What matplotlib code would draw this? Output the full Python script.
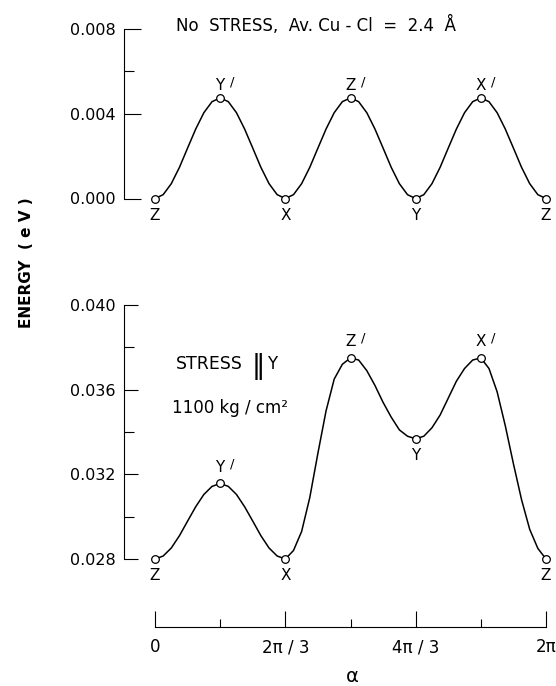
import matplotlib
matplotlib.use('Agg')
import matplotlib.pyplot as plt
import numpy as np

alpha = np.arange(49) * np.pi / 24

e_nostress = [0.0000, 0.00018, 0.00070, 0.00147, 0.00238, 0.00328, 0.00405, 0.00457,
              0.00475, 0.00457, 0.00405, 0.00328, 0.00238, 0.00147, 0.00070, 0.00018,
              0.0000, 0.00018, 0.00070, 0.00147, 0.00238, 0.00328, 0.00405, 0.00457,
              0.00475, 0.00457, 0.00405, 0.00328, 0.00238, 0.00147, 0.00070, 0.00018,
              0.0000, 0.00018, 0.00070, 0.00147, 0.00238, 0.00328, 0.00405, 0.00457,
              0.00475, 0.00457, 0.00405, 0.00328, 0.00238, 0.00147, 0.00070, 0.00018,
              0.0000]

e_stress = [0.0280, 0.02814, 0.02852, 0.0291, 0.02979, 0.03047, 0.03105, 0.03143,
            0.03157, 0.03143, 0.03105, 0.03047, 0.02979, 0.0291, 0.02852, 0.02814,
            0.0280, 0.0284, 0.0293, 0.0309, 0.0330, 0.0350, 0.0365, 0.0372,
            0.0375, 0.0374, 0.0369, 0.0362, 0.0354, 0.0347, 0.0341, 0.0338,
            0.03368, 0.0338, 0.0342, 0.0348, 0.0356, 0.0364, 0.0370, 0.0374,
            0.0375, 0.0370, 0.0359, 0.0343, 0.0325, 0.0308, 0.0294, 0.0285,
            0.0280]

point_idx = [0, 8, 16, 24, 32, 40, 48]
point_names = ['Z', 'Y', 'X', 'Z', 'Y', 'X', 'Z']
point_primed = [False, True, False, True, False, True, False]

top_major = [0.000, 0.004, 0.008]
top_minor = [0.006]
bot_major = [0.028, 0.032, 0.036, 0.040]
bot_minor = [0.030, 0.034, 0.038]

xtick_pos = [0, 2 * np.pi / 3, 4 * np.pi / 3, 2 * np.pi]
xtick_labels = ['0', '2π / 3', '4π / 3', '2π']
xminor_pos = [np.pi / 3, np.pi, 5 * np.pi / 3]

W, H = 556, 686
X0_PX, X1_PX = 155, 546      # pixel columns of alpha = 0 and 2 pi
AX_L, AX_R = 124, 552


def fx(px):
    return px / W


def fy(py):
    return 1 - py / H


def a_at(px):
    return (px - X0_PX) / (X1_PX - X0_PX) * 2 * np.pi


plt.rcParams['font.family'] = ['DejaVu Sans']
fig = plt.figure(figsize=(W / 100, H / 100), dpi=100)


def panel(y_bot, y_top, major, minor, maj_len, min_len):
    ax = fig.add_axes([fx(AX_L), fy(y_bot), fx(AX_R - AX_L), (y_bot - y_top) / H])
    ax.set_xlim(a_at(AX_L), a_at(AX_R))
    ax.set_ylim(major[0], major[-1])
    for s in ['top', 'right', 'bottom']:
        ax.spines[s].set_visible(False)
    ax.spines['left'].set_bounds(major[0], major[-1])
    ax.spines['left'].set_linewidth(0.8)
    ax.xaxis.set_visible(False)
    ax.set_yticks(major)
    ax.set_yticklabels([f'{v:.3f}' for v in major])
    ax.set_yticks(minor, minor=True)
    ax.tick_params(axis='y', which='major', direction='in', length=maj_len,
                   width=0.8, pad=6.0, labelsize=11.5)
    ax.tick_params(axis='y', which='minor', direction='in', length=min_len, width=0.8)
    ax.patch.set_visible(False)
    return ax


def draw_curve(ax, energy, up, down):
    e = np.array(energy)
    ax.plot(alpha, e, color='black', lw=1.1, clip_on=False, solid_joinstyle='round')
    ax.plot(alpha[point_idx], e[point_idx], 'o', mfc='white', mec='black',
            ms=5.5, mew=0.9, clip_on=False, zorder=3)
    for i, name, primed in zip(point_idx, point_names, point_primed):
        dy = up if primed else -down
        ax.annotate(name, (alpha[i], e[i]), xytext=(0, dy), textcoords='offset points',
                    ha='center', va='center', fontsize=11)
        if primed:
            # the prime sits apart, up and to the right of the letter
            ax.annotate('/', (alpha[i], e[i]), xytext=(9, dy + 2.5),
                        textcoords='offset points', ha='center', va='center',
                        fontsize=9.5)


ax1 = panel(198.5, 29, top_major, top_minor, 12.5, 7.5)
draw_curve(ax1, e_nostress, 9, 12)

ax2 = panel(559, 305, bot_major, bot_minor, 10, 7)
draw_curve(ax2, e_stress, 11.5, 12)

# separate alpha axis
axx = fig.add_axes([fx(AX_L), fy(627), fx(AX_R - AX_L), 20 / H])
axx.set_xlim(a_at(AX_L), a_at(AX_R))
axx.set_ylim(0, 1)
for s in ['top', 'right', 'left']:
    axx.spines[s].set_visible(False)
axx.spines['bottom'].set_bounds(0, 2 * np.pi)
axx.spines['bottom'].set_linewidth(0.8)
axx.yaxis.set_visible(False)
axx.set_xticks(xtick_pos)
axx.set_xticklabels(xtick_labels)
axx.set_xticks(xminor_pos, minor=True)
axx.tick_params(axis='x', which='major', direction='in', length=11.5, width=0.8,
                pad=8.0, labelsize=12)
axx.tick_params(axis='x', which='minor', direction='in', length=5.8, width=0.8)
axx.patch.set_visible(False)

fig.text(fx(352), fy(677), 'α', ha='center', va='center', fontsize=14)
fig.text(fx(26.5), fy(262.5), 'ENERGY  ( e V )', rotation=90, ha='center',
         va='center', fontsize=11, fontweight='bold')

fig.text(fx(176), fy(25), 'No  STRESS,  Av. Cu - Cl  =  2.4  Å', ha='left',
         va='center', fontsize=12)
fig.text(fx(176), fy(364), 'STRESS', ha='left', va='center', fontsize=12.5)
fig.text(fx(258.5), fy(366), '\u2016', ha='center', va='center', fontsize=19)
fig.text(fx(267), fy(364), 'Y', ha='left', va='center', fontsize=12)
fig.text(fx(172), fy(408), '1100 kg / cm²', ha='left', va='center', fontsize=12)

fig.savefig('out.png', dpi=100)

=== What you will do ===
Starting at the top of the listing above, please restate word for word each line up to and including the one that holds "alpha = np.arange(49) * np.pi / 24", omitting every image.

=== Exercise solution ===
What matplotlib code would draw this? Output the full Python script.
import matplotlib
matplotlib.use('Agg')
import matplotlib.pyplot as plt
import numpy as np

alpha = np.arange(49) * np.pi / 24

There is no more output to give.